:: Do this ::
For the entries that follow, tally the lines holding the string "with". Give the total and nothing else.

:: Material ::
::::::::

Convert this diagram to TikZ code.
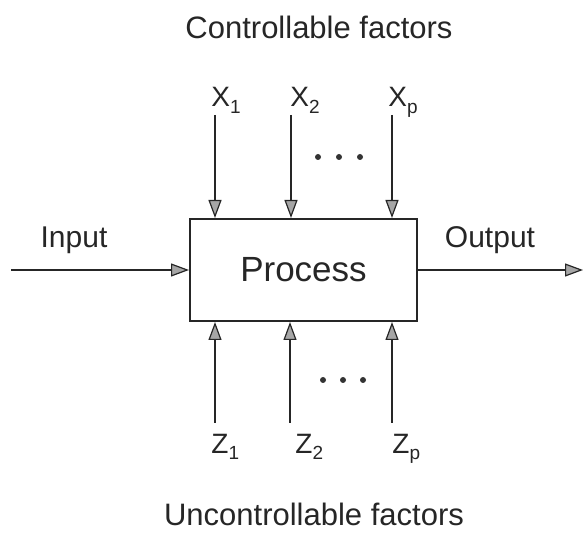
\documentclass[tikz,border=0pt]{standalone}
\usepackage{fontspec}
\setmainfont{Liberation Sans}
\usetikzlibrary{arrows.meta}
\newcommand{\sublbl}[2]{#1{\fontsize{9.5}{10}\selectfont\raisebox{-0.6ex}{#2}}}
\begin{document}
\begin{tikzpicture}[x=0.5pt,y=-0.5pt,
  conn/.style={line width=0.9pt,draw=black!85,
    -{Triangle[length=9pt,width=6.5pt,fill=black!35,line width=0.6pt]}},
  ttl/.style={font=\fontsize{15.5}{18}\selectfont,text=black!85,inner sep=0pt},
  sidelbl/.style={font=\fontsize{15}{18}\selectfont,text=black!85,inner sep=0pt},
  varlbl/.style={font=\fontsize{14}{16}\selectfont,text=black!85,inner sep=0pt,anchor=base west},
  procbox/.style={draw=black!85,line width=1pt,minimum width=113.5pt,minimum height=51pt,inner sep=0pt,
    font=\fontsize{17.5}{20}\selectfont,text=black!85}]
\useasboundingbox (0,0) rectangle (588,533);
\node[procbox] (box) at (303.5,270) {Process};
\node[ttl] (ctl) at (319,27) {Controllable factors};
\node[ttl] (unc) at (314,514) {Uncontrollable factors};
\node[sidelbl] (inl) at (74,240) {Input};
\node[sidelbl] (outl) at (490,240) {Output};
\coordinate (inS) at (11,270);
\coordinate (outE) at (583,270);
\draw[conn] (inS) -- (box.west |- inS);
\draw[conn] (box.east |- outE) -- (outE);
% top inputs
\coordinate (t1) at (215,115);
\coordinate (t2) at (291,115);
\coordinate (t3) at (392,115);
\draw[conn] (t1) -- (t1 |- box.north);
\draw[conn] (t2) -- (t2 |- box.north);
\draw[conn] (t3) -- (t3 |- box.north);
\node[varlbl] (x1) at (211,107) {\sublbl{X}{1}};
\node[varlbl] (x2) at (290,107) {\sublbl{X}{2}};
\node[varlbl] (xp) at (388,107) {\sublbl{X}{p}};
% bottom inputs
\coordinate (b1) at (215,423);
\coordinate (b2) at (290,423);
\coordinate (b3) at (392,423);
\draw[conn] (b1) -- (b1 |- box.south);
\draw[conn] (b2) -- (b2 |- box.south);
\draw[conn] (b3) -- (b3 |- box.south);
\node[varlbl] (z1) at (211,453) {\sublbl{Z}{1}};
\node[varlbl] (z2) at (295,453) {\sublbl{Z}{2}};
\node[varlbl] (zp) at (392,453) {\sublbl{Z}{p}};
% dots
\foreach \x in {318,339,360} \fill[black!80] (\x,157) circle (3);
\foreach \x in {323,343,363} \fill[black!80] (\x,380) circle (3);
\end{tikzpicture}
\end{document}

::::::::

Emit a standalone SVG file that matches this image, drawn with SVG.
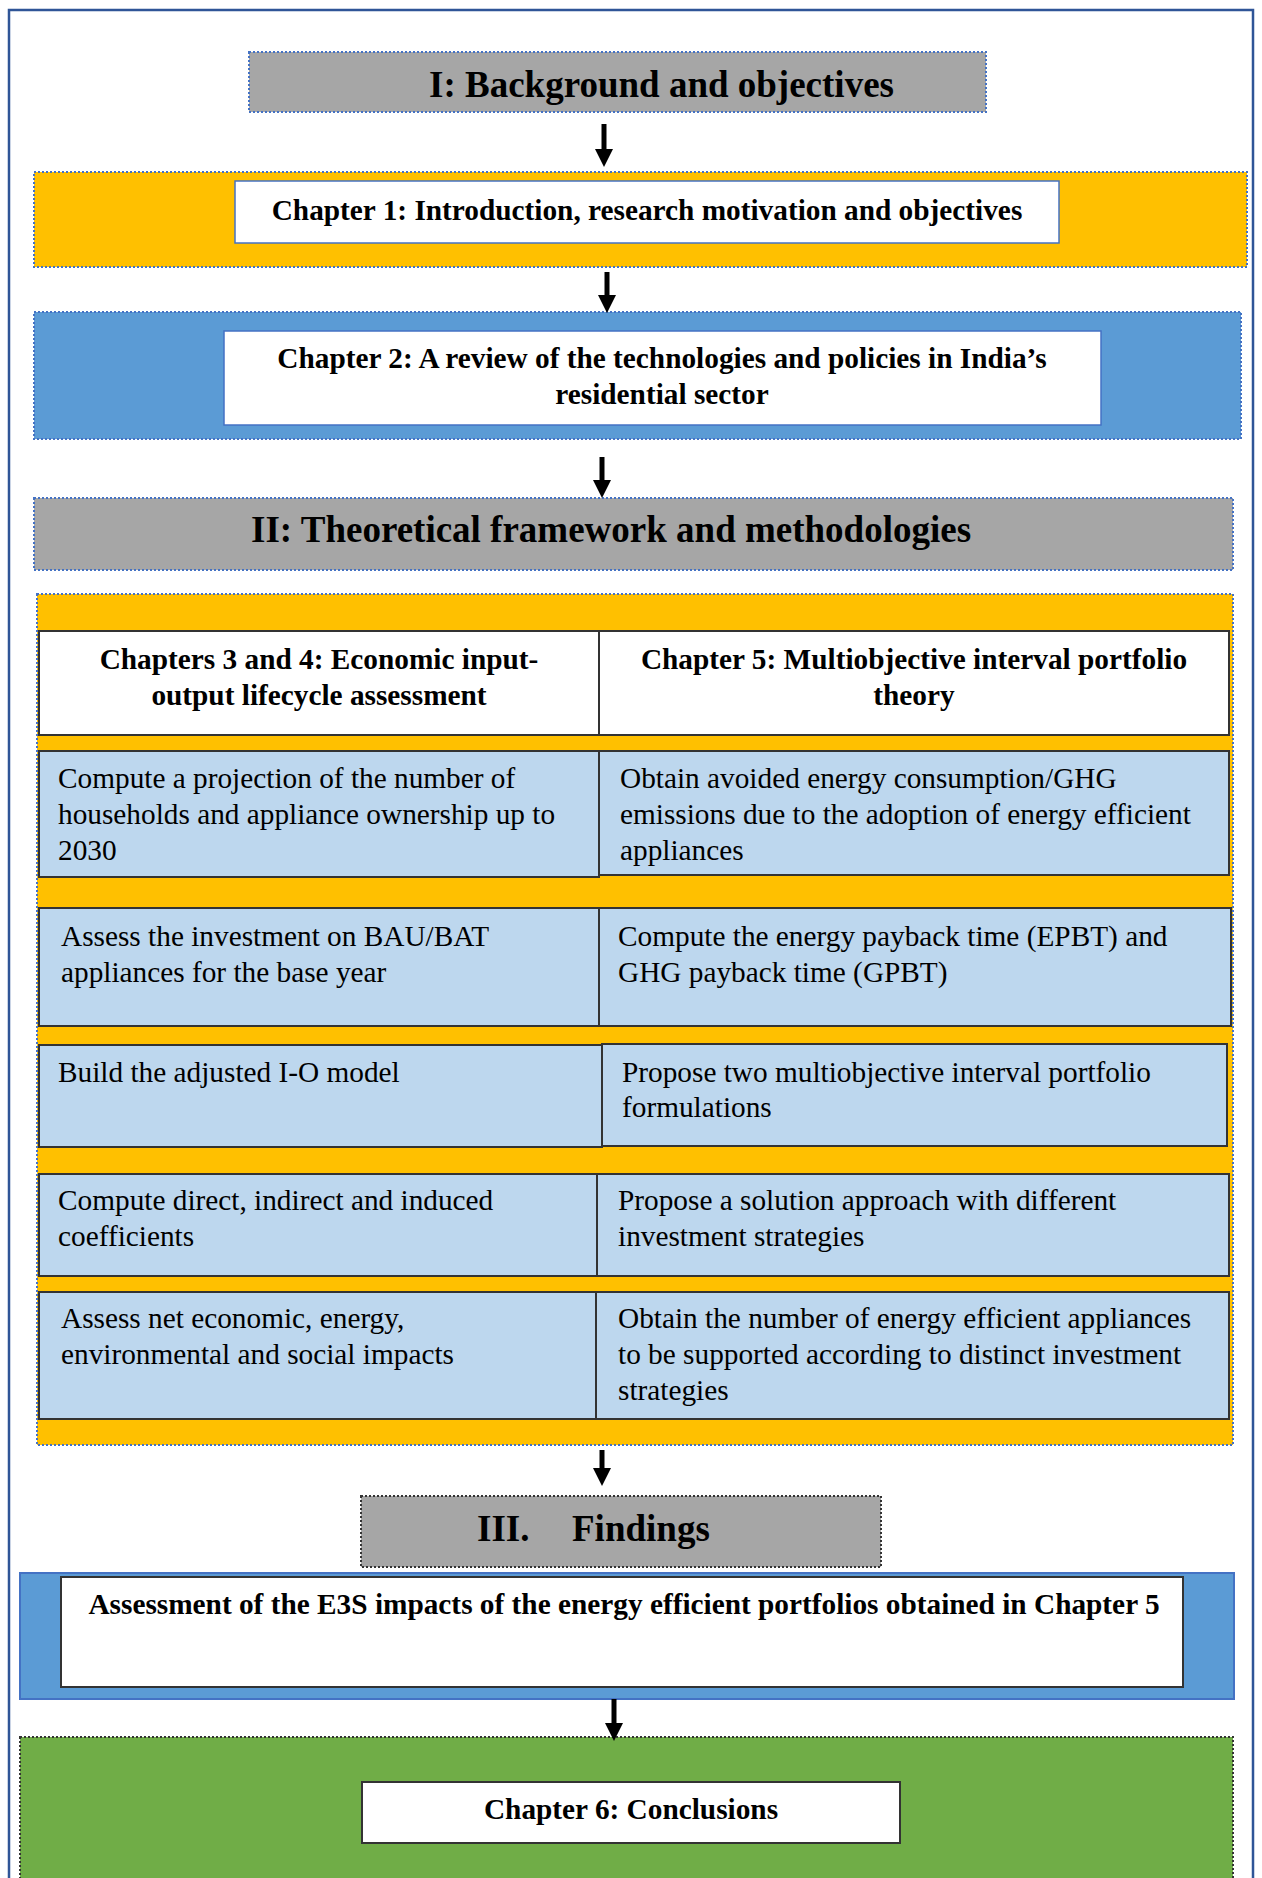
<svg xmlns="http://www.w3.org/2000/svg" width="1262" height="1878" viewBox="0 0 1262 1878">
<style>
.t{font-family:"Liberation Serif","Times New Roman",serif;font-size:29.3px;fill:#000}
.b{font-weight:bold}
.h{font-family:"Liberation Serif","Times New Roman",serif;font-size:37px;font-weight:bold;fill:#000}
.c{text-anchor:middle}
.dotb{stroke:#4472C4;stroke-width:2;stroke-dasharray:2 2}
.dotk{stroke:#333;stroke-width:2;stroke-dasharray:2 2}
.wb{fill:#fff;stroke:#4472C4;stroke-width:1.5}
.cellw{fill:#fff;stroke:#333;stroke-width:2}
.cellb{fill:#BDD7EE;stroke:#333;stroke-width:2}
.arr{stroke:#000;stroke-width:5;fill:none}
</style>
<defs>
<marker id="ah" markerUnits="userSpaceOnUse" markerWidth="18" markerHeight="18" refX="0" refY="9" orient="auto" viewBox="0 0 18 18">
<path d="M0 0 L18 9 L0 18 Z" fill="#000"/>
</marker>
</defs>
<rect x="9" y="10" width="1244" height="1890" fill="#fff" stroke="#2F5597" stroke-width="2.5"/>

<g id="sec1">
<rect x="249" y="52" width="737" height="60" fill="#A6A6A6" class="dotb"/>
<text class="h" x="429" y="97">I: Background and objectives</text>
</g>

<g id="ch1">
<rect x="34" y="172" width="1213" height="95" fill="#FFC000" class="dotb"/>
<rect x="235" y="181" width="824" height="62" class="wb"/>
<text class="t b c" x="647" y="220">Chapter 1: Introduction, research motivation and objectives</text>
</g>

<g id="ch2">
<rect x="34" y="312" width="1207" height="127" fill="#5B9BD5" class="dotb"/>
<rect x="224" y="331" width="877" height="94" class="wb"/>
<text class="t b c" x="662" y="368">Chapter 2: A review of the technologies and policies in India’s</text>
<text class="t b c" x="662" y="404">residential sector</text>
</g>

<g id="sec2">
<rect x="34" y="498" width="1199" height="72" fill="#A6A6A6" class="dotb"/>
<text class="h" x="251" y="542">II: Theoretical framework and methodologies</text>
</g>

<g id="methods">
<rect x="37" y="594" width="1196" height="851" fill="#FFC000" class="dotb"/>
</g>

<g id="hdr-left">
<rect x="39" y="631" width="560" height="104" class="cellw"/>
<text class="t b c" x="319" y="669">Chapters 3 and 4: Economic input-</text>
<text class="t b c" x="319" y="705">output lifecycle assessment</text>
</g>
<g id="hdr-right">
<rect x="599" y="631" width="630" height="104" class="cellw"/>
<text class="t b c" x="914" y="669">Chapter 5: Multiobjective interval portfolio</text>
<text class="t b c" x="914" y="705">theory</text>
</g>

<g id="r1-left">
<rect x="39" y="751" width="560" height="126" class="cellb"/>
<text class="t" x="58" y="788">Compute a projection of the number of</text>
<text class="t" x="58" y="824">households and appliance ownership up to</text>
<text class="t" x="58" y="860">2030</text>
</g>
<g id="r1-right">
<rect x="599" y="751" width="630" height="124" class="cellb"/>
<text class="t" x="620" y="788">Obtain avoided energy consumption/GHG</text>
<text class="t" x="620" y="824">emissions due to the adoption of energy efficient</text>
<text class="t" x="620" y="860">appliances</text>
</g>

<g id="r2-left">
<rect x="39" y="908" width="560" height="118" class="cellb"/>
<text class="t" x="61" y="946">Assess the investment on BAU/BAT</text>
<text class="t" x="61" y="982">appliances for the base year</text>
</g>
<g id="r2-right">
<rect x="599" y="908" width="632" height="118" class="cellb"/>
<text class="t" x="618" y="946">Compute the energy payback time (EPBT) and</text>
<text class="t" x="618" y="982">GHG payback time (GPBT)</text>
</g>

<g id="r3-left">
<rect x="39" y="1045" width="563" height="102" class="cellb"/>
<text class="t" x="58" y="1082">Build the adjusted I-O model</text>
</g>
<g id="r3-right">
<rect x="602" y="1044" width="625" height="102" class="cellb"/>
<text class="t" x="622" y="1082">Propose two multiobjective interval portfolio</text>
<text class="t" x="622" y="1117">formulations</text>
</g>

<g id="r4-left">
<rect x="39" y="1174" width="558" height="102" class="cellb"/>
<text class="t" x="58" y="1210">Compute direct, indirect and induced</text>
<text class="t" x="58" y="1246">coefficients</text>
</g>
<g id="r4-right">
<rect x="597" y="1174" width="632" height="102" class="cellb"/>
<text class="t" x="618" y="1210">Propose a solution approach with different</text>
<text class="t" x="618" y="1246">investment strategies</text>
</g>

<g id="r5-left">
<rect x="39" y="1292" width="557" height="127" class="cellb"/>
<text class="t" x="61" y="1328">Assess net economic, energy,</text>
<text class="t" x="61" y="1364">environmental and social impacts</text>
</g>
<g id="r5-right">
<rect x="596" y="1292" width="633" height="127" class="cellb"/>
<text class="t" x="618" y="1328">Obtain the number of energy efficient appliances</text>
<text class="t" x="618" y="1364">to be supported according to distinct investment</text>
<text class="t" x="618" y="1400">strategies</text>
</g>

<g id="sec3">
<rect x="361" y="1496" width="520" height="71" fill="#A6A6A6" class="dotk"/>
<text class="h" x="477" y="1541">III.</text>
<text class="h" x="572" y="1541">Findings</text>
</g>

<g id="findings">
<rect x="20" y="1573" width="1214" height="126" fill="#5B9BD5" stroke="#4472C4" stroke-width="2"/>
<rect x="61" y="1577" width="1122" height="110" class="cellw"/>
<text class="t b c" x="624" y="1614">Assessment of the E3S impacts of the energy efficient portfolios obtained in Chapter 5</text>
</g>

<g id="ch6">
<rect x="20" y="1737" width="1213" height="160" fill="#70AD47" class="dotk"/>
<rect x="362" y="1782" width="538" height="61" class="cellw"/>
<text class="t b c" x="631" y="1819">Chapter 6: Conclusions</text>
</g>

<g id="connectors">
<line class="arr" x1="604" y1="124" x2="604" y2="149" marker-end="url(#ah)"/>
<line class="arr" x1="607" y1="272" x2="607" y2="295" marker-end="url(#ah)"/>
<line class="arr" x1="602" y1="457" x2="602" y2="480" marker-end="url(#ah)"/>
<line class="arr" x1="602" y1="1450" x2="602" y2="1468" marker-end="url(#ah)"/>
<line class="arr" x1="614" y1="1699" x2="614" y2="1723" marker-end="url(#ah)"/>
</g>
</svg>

::::::::

:: Problem solution ::
2